### TASK DESCRIPTION
Print exactly the lines from the first one down to the line that contains "panel_labels = ['(a)', '(b)', '(c)', '(d)', '(e)', '(f)']", both included, and skip the pictures.

### GIVEN MATERIAL

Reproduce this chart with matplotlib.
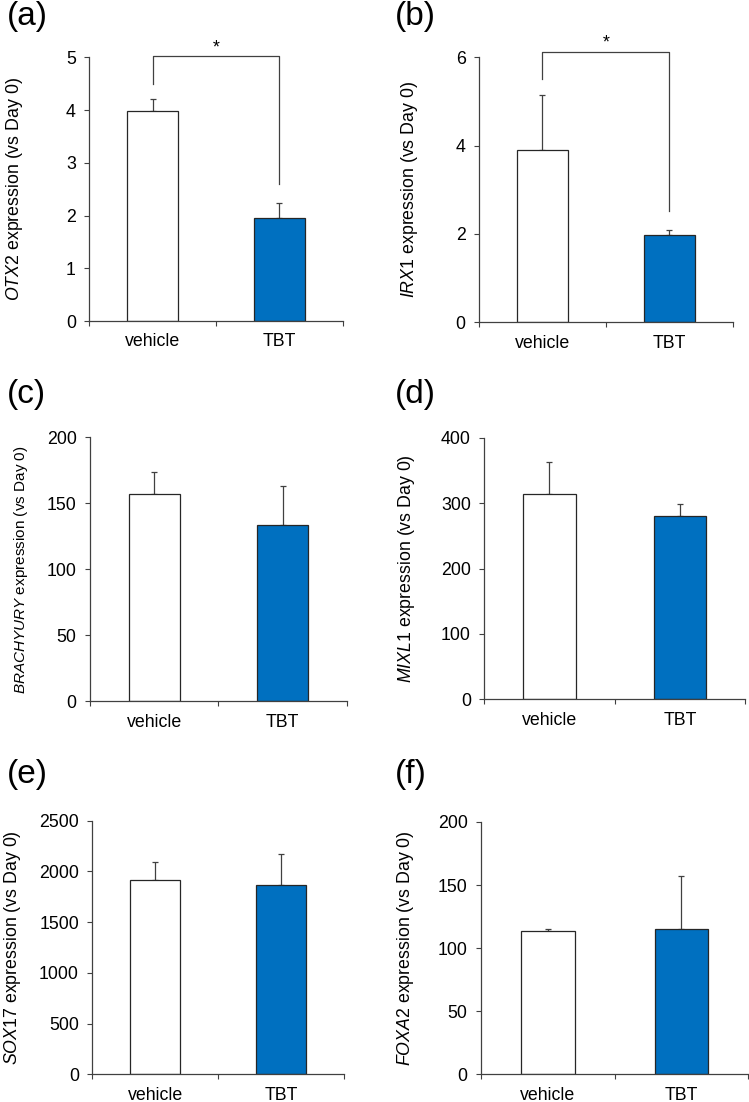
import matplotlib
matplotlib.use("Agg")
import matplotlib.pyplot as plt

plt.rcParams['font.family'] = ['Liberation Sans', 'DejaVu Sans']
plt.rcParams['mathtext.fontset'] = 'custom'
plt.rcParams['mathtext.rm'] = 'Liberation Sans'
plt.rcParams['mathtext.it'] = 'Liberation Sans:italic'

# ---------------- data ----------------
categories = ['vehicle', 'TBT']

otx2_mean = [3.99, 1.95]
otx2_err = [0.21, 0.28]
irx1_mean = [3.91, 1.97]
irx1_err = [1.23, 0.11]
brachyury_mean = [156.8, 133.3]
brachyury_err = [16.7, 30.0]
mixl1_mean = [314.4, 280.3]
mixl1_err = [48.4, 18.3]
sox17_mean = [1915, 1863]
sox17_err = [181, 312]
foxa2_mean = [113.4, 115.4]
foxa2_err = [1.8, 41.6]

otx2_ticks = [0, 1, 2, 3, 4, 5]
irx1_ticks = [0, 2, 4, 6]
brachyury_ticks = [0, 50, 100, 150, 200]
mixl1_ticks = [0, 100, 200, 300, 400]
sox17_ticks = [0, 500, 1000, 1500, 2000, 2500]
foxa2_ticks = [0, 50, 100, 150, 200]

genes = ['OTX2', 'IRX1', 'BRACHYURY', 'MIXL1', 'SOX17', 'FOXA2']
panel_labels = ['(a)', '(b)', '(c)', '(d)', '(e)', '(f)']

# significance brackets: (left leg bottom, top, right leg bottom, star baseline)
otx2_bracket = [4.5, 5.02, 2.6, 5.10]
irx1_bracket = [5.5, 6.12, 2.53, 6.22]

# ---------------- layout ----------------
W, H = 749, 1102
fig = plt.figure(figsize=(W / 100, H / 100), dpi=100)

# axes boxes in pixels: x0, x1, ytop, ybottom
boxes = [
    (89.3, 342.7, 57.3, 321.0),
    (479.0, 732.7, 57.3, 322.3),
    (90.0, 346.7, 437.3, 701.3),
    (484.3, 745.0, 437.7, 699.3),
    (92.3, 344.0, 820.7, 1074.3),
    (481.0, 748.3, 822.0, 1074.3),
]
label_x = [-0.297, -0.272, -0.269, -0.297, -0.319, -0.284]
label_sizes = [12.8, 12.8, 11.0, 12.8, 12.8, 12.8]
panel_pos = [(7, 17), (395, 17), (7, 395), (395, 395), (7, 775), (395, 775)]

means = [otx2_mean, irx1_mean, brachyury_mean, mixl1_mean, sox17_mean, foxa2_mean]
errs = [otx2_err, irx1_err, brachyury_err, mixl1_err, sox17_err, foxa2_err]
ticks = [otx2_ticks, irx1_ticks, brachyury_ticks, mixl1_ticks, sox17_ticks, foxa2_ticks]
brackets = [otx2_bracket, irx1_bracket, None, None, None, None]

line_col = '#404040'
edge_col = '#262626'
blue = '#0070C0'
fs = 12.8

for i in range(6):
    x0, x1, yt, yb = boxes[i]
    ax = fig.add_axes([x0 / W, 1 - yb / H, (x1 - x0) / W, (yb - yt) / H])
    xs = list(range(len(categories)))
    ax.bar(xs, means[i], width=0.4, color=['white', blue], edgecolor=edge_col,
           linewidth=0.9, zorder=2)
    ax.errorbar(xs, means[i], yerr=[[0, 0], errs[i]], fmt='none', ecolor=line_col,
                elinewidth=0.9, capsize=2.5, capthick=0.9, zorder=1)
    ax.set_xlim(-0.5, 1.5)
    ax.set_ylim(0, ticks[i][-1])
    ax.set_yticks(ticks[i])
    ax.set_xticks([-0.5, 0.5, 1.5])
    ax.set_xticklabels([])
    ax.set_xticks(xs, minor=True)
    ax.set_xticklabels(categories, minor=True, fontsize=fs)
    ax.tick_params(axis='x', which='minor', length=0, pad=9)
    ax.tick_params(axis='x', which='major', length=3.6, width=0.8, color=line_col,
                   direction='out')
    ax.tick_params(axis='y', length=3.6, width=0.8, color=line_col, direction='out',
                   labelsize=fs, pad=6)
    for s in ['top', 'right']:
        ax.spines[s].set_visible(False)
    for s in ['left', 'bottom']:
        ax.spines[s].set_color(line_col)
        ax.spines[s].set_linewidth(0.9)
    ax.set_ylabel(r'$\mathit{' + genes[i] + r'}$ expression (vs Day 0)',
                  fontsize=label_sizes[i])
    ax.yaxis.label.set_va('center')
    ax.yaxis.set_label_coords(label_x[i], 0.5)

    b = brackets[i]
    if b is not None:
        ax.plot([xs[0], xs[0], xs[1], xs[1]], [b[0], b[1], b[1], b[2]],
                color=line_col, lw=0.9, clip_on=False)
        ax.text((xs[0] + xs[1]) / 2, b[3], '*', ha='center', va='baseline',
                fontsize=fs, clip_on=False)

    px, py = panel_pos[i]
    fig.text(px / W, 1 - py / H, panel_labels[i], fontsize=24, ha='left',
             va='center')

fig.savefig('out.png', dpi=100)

### SOLVED PROBLEM
Reproduce this chart with matplotlib.
import matplotlib
matplotlib.use("Agg")
import matplotlib.pyplot as plt

plt.rcParams['font.family'] = ['Liberation Sans', 'DejaVu Sans']
plt.rcParams['mathtext.fontset'] = 'custom'
plt.rcParams['mathtext.rm'] = 'Liberation Sans'
plt.rcParams['mathtext.it'] = 'Liberation Sans:italic'

# ---------------- data ----------------
categories = ['vehicle', 'TBT']

otx2_mean = [3.99, 1.95]
otx2_err = [0.21, 0.28]
irx1_mean = [3.91, 1.97]
irx1_err = [1.23, 0.11]
brachyury_mean = [156.8, 133.3]
brachyury_err = [16.7, 30.0]
mixl1_mean = [314.4, 280.3]
mixl1_err = [48.4, 18.3]
sox17_mean = [1915, 1863]
sox17_err = [181, 312]
foxa2_mean = [113.4, 115.4]
foxa2_err = [1.8, 41.6]

otx2_ticks = [0, 1, 2, 3, 4, 5]
irx1_ticks = [0, 2, 4, 6]
brachyury_ticks = [0, 50, 100, 150, 200]
mixl1_ticks = [0, 100, 200, 300, 400]
sox17_ticks = [0, 500, 1000, 1500, 2000, 2500]
foxa2_ticks = [0, 50, 100, 150, 200]

genes = ['OTX2', 'IRX1', 'BRACHYURY', 'MIXL1', 'SOX17', 'FOXA2']
panel_labels = ['(a)', '(b)', '(c)', '(d)', '(e)', '(f)']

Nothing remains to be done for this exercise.